B. N. Mukherjee was born on the New Year's Day of 1932. He obtained his master's degree in Ancient Indian History and Culture from Calcutta University, learning under Sarasi Kumar Saraswati, J. N. Banerjee and R. G. Basak and did research under the guidance of Arthur Llewellyn Basham, renowned scholar and historian, to secure a doctoral degree from the School of Oriental and African Studies, London. He continued in UK at Cambridge University to research under Harold Walter Bailey on historical linguistics of West and Central Asia, focusing on Iranian, Saka, Saka–Khotanese and Aramaic studies.

Scholarship 
Mukherjee wrote several books on the epigraphy and iconography of the central Asia, such as the Kushans and Yuezhis. His 1989 book, The Rise and Fall of the Kushanas, India in Early Central Asia (1996) and the last of his works, Kushana Studies, New Perspectives, released in 2004, account his observations on these topics. His exploration of Ancient India led him to numismatic studies and he wrote two books on the subject, namely  Numismatic Art of India and Coins of Bengal. Three of his books, The Kushana Genealogy and Chronology (1967), An Agrippan Source: Studies in  Indo-Parthian History (1969) and Kushana Coins in the Land of Five Rivers (1978), employ the study of coins as a means of reconstructing the political and dynastic histories of Saka-Kushana eras. Known to be a scholar of Aramaic and Greek edicts, he elucidated the edicts of Asoka which assisted in the study of the Maurya empire. He asserted that these edicts were translations and transliterations of Prakrit inscriptions and revealed the political intonations of Ashoka's policy of Dhamma. His findings were published in a book, Studies in the Aramaic Edicts of Asoka (1984).

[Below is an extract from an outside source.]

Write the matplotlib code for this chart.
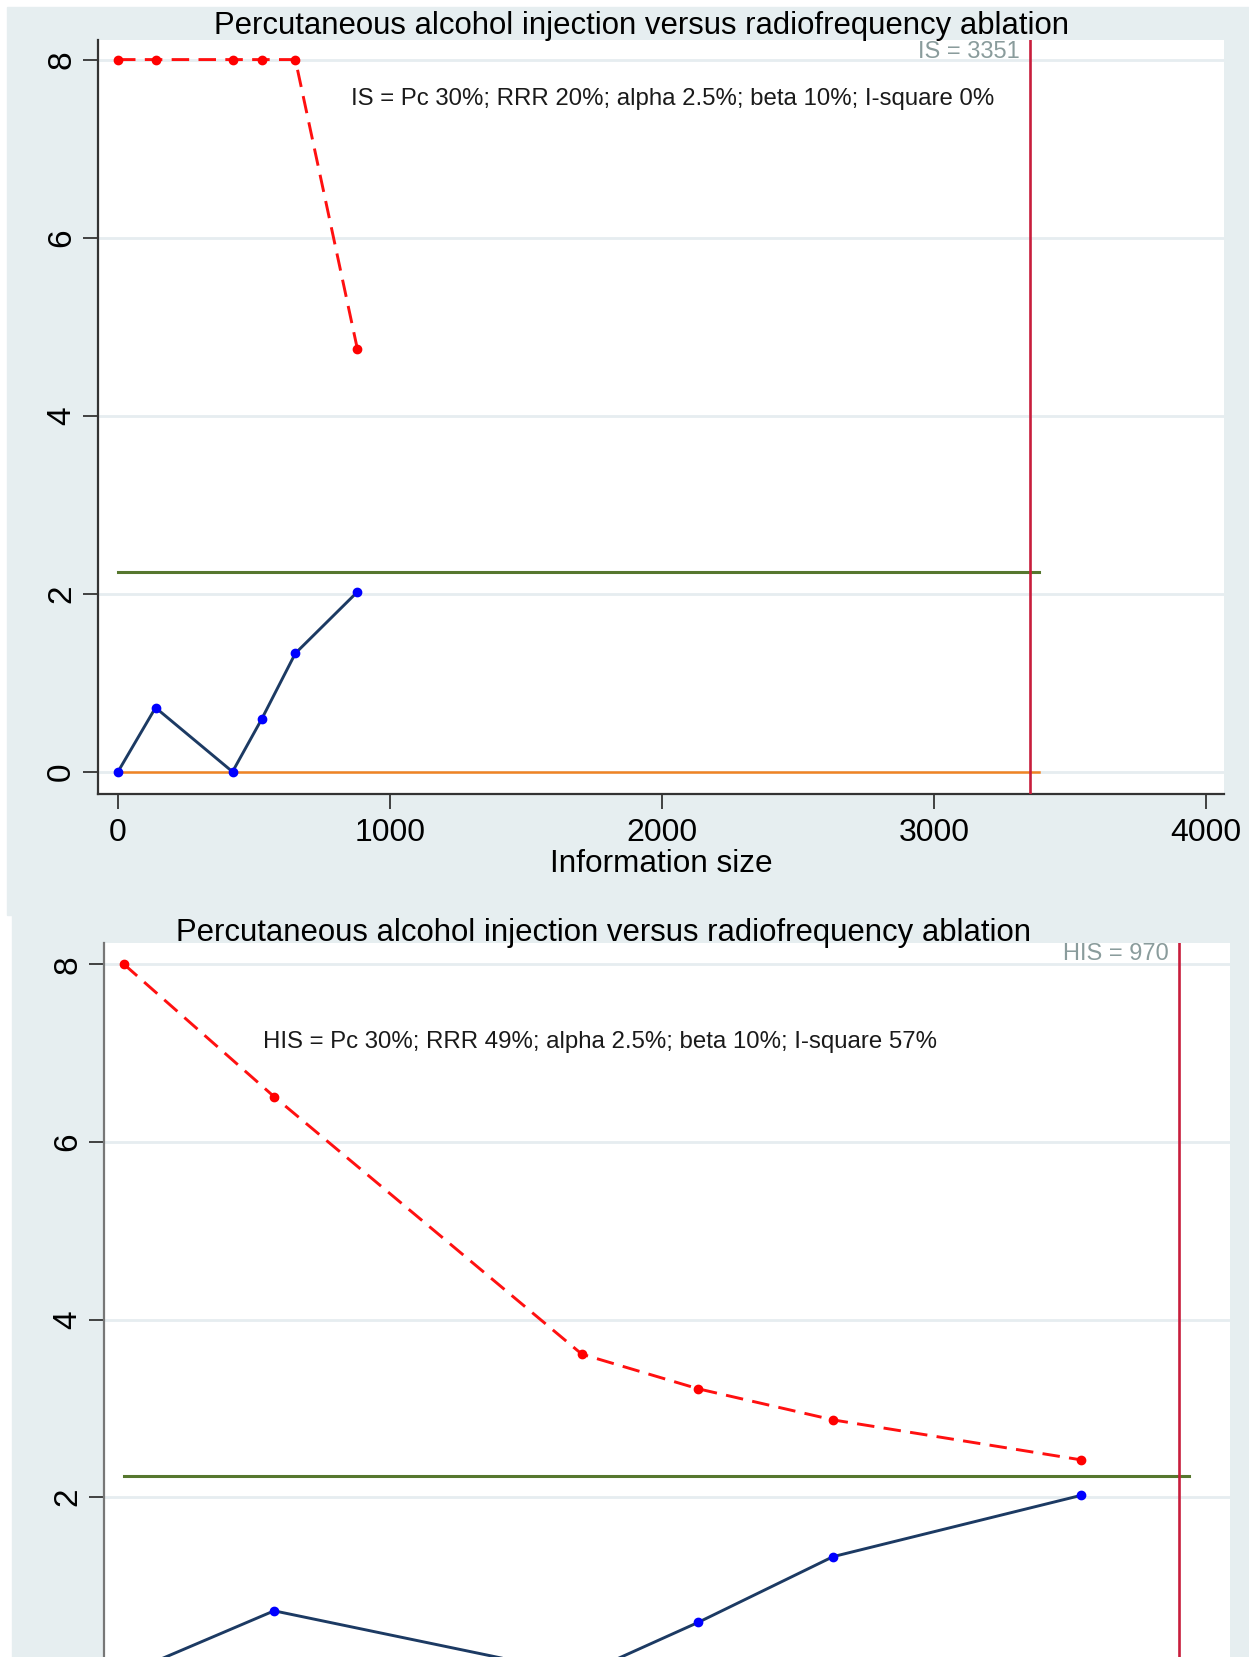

Mukherjee wrote a 300-page commentary on the treatise, Political History of Ancient India: From the Accession of Parikshit to the Extinction of the Gupta Dynasty, considered to be a classic text on ancient India, written by Hem Chandra Raychaudhuri. His studies helped in the understanding of Brahmi and Kharoshti scripts and their etymologies. His style of writing was heavily leaned on to footnotes and his findings have, at times, attracted criticisms. Besides 50 books, he also published over 700 articles in various national and international journals.

Honours 
Mukherjee was a professor at Calcutta University and held the Carmichael chair of the Ancient Indian History and Culture from 1975 to 1998. He was a fellow of the Royal Asiatic Society, UK. The Government of India awarded him the civilian honour of the Padma Shri in 1992. He was the president of the Indian History Congress and was a recipient of the H. C. Raychaudhuri Centenary Medal of the Asiatic Society, Kolkata.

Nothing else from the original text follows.